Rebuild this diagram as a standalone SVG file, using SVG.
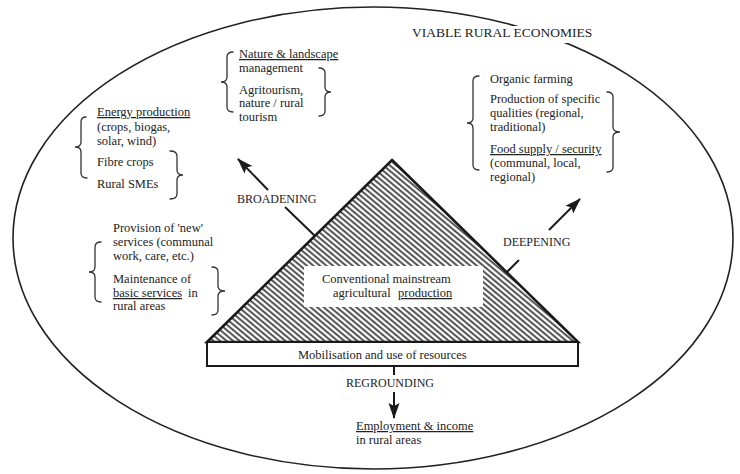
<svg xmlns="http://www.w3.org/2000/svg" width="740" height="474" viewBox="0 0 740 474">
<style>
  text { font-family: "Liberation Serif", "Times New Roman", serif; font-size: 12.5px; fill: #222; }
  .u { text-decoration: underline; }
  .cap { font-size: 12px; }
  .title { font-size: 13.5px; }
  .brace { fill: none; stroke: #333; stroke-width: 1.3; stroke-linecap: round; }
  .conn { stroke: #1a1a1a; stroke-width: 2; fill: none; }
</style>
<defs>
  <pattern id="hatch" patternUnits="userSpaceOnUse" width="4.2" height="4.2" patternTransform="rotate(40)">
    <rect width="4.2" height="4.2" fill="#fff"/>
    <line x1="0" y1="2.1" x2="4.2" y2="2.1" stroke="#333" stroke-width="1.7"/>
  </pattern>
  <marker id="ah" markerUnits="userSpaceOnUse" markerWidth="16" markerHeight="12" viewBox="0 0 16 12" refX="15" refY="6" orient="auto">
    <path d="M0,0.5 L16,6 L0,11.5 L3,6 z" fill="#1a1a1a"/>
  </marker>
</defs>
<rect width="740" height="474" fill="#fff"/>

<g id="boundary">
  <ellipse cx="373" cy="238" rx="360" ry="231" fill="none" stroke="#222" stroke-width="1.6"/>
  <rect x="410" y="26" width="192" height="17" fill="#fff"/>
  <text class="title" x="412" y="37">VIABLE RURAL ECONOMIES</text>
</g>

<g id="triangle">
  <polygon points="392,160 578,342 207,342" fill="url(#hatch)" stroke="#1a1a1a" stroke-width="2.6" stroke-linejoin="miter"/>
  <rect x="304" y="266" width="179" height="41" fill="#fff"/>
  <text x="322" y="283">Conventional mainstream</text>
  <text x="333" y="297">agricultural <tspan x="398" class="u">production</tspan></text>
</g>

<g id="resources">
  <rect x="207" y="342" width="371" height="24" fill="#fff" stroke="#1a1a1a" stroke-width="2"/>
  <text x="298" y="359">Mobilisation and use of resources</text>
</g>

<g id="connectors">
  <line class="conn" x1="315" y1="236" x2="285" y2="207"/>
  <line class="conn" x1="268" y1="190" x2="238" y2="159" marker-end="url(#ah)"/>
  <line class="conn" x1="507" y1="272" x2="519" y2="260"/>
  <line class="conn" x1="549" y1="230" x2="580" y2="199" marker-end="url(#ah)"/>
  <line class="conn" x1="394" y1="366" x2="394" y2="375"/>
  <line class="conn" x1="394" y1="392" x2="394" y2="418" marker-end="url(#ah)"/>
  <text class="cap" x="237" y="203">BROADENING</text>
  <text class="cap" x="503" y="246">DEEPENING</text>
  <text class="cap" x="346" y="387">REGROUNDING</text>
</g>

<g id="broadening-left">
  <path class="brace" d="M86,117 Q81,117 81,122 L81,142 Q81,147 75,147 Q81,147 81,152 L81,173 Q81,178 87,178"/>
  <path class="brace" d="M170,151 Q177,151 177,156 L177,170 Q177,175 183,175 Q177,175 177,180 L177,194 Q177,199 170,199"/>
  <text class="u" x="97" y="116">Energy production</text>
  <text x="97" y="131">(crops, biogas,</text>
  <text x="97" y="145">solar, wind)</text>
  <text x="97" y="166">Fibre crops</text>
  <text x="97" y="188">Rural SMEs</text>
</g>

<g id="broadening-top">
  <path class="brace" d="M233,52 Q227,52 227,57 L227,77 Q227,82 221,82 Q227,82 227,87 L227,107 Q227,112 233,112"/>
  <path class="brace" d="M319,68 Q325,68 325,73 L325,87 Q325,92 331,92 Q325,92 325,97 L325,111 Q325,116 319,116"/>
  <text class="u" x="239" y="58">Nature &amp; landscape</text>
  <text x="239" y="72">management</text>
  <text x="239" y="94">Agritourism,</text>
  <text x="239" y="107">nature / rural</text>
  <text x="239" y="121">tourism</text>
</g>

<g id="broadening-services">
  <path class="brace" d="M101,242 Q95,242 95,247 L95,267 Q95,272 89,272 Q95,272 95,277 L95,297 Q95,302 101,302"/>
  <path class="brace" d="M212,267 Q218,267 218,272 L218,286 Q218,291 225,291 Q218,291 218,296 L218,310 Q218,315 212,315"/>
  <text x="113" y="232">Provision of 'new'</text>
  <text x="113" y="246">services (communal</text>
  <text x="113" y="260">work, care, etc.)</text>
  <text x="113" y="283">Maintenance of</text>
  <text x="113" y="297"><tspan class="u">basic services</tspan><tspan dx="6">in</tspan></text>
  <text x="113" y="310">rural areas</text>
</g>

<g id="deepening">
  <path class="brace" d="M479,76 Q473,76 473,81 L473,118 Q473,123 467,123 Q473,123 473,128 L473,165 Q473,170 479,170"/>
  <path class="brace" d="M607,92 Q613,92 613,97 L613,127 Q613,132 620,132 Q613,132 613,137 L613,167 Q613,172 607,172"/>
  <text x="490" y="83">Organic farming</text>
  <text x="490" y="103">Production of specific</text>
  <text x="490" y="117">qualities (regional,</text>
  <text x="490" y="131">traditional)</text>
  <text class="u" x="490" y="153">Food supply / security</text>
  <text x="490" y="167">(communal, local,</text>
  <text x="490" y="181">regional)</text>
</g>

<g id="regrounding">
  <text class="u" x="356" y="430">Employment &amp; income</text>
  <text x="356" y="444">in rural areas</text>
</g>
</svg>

• • • • •

### STATED TASK
Take the listing above and print it exactly, apart from the pictures.

### WRITTEN REPLY
Rebuild this diagram as a standalone SVG file, using SVG.
<svg xmlns="http://www.w3.org/2000/svg" width="740" height="474" viewBox="0 0 740 474">
<style>
  text { font-family: "Liberation Serif", "Times New Roman", serif; font-size: 12.5px; fill: #222; }
  .u { text-decoration: underline; }
  .cap { font-size: 12px; }
  .title { font-size: 13.5px; }
  .brace { fill: none; stroke: #333; stroke-width: 1.3; stroke-linecap: round; }
  .conn { stroke: #1a1a1a; stroke-width: 2; fill: none; }
</style>
<defs>
  <pattern id="hatch" patternUnits="userSpaceOnUse" width="4.2" height="4.2" patternTransform="rotate(40)">
    <rect width="4.2" height="4.2" fill="#fff"/>
    <line x1="0" y1="2.1" x2="4.2" y2="2.1" stroke="#333" stroke-width="1.7"/>
  </pattern>
  <marker id="ah" markerUnits="userSpaceOnUse" markerWidth="16" markerHeight="12" viewBox="0 0 16 12" refX="15" refY="6" orient="auto">
    <path d="M0,0.5 L16,6 L0,11.5 L3,6 z" fill="#1a1a1a"/>
  </marker>
</defs>
<rect width="740" height="474" fill="#fff"/>

<g id="boundary">
  <ellipse cx="373" cy="238" rx="360" ry="231" fill="none" stroke="#222" stroke-width="1.6"/>
  <rect x="410" y="26" width="192" height="17" fill="#fff"/>
  <text class="title" x="412" y="37">VIABLE RURAL ECONOMIES</text>
</g>

<g id="triangle">
  <polygon points="392,160 578,342 207,342" fill="url(#hatch)" stroke="#1a1a1a" stroke-width="2.6" stroke-linejoin="miter"/>
  <rect x="304" y="266" width="179" height="41" fill="#fff"/>
  <text x="322" y="283">Conventional mainstream</text>
  <text x="333" y="297">agricultural <tspan x="398" class="u">production</tspan></text>
</g>

<g id="resources">
  <rect x="207" y="342" width="371" height="24" fill="#fff" stroke="#1a1a1a" stroke-width="2"/>
  <text x="298" y="359">Mobilisation and use of resources</text>
</g>

<g id="connectors">
  <line class="conn" x1="315" y1="236" x2="285" y2="207"/>
  <line class="conn" x1="268" y1="190" x2="238" y2="159" marker-end="url(#ah)"/>
  <line class="conn" x1="507" y1="272" x2="519" y2="260"/>
  <line class="conn" x1="549" y1="230" x2="580" y2="199" marker-end="url(#ah)"/>
  <line class="conn" x1="394" y1="366" x2="394" y2="375"/>
  <line class="conn" x1="394" y1="392" x2="394" y2="418" marker-end="url(#ah)"/>
  <text class="cap" x="237" y="203">BROADENING</text>
  <text class="cap" x="503" y="246">DEEPENING</text>
  <text class="cap" x="346" y="387">REGROUNDING</text>
</g>

<g id="broadening-left">
  <path class="brace" d="M86,117 Q81,117 81,122 L81,142 Q81,147 75,147 Q81,147 81,152 L81,173 Q81,178 87,178"/>
  <path class="brace" d="M170,151 Q177,151 177,156 L177,170 Q177,175 183,175 Q177,175 177,180 L177,194 Q177,199 170,199"/>
  <text class="u" x="97" y="116">Energy production</text>
  <text x="97" y="131">(crops, biogas,</text>
  <text x="97" y="145">solar, wind)</text>
  <text x="97" y="166">Fibre crops</text>
  <text x="97" y="188">Rural SMEs</text>
</g>

<g id="broadening-top">
  <path class="brace" d="M233,52 Q227,52 227,57 L227,77 Q227,82 221,82 Q227,82 227,87 L227,107 Q227,112 233,112"/>
  <path class="brace" d="M319,68 Q325,68 325,73 L325,87 Q325,92 331,92 Q325,92 325,97 L325,111 Q325,116 319,116"/>
  <text class="u" x="239" y="58">Nature &amp; landscape</text>
  <text x="239" y="72">management</text>
  <text x="239" y="94">Agritourism,</text>
  <text x="239" y="107">nature / rural</text>
  <text x="239" y="121">tourism</text>
</g>

<g id="broadening-services">
  <path class="brace" d="M101,242 Q95,242 95,247 L95,267 Q95,272 89,272 Q95,272 95,277 L95,297 Q95,302 101,302"/>
  <path class="brace" d="M212,267 Q218,267 218,272 L218,286 Q218,291 225,291 Q218,291 218,296 L218,310 Q218,315 212,315"/>
  <text x="113" y="232">Provision of 'new'</text>
  <text x="113" y="246">services (communal</text>
  <text x="113" y="260">work, care, etc.)</text>
  <text x="113" y="283">Maintenance of</text>
  <text x="113" y="297"><tspan class="u">basic services</tspan><tspan dx="6">in</tspan></text>
  <text x="113" y="310">rural areas</text>
</g>

<g id="deepening">
  <path class="brace" d="M479,76 Q473,76 473,81 L473,118 Q473,123 467,123 Q473,123 473,128 L473,165 Q473,170 479,170"/>
  <path class="brace" d="M607,92 Q613,92 613,97 L613,127 Q613,132 620,132 Q613,132 613,137 L613,167 Q613,172 607,172"/>
  <text x="490" y="83">Organic farming</text>
  <text x="490" y="103">Production of specific</text>
  <text x="490" y="117">qualities (regional,</text>
  <text x="490" y="131">traditional)</text>
  <text class="u" x="490" y="153">Food supply / security</text>
  <text x="490" y="167">(communal, local,</text>
  <text x="490" y="181">regional)</text>
</g>

<g id="regrounding">
  <text class="u" x="356" y="430">Employment &amp; income</text>
  <text x="356" y="444">in rural areas</text>
</g>
</svg>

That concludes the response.